Pertanto, riprendendo la domanda iniziale, e concludendo: la stanchezza,
la perdita di passione, l’individualismo di un fratello o una sorella di cui tutta la comunità si rende conto e si fa carico – come in famiglia ci si prende cura dei momenti di debolezza di qualcuno dei suoi membri – possono diventare
distruttivi per la persona non tanto in se stessi, quanto perché
ella non è disponibile a lasciarsi aiutare. Il rischio è che questa condizione peggiori nel tempo.

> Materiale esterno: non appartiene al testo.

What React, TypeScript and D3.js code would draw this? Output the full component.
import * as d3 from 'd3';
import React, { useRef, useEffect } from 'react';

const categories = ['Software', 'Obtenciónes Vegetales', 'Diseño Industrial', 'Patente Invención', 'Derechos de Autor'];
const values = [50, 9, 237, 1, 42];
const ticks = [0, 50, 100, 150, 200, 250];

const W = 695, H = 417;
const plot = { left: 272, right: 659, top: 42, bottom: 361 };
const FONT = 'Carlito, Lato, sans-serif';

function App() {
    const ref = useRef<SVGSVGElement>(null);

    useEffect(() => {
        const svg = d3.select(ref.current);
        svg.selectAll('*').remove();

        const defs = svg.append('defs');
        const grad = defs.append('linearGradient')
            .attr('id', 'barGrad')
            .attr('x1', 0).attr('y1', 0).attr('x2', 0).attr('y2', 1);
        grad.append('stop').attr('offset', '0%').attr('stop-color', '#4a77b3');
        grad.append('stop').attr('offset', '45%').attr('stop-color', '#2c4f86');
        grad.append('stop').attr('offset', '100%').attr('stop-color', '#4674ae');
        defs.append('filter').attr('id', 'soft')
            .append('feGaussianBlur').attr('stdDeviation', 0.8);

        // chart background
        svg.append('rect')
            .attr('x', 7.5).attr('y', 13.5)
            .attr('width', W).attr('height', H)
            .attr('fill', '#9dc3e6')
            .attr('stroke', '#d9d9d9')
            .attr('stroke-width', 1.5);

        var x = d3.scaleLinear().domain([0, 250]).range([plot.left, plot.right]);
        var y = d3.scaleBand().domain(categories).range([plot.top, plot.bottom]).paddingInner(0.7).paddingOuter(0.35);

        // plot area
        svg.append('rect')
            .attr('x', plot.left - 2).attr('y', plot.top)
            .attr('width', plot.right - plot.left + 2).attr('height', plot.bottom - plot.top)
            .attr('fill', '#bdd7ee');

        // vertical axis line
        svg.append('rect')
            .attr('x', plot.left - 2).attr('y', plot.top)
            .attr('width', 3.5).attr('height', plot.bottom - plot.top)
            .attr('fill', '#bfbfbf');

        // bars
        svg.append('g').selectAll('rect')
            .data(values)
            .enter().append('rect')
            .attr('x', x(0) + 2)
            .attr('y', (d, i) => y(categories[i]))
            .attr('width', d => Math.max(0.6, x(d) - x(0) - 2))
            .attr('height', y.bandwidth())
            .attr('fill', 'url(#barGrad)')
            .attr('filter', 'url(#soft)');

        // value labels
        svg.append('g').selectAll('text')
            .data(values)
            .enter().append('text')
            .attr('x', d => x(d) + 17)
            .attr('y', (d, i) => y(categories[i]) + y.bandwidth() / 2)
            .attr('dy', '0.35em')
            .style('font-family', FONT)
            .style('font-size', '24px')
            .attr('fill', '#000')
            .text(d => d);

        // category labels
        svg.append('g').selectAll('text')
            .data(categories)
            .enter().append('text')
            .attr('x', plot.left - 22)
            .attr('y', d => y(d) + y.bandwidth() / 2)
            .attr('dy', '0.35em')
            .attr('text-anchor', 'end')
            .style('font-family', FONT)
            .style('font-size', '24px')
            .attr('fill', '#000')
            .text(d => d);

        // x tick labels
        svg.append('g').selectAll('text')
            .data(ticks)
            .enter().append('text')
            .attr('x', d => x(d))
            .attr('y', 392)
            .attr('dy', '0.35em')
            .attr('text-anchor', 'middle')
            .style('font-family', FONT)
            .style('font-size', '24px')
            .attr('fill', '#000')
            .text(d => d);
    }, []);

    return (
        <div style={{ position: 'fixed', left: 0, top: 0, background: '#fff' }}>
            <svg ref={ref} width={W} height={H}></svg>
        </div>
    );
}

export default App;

Gli altri intorno si dovranno allenare, allora, a starle accanto così, non avendo altre possibilità di intervenire in modo costruttivo. Bisogna comunque
rispettare la coscienza dell’altro, anche quando non la si comprende. Saper accogliere i suoi silenzi e le sue resistenze è parte del vivere insieme
adulto e non fusionale. Intendo con fusionale la situazione, negativa, dove tutti pensano e sentono allo stesso modo, come accade agli adolescenti (e talvolta in alcuni ambienti comunitari), che per essere accettati dal gruppo – e paradossalmente sentirsi “unici” – livellano le individualità, diventando tutti uguali.
Certo rimane importante
valutare e accompagnare fin dai primi anni formativi l’apertura di chi intraprende il percorso vocazionale, e la disponibilità al confronto, segni significativi di una
necessaria maturità di base. Solo se è presente tale capacità e il desiderio di crescere insieme nella vita comunitaria –
che emergono concretamente nella progressiva apertura dell’area cieca –, la persona rimarrà aperta alla fraternità. E nei momenti bui non si troverà da sola ad affrontarli.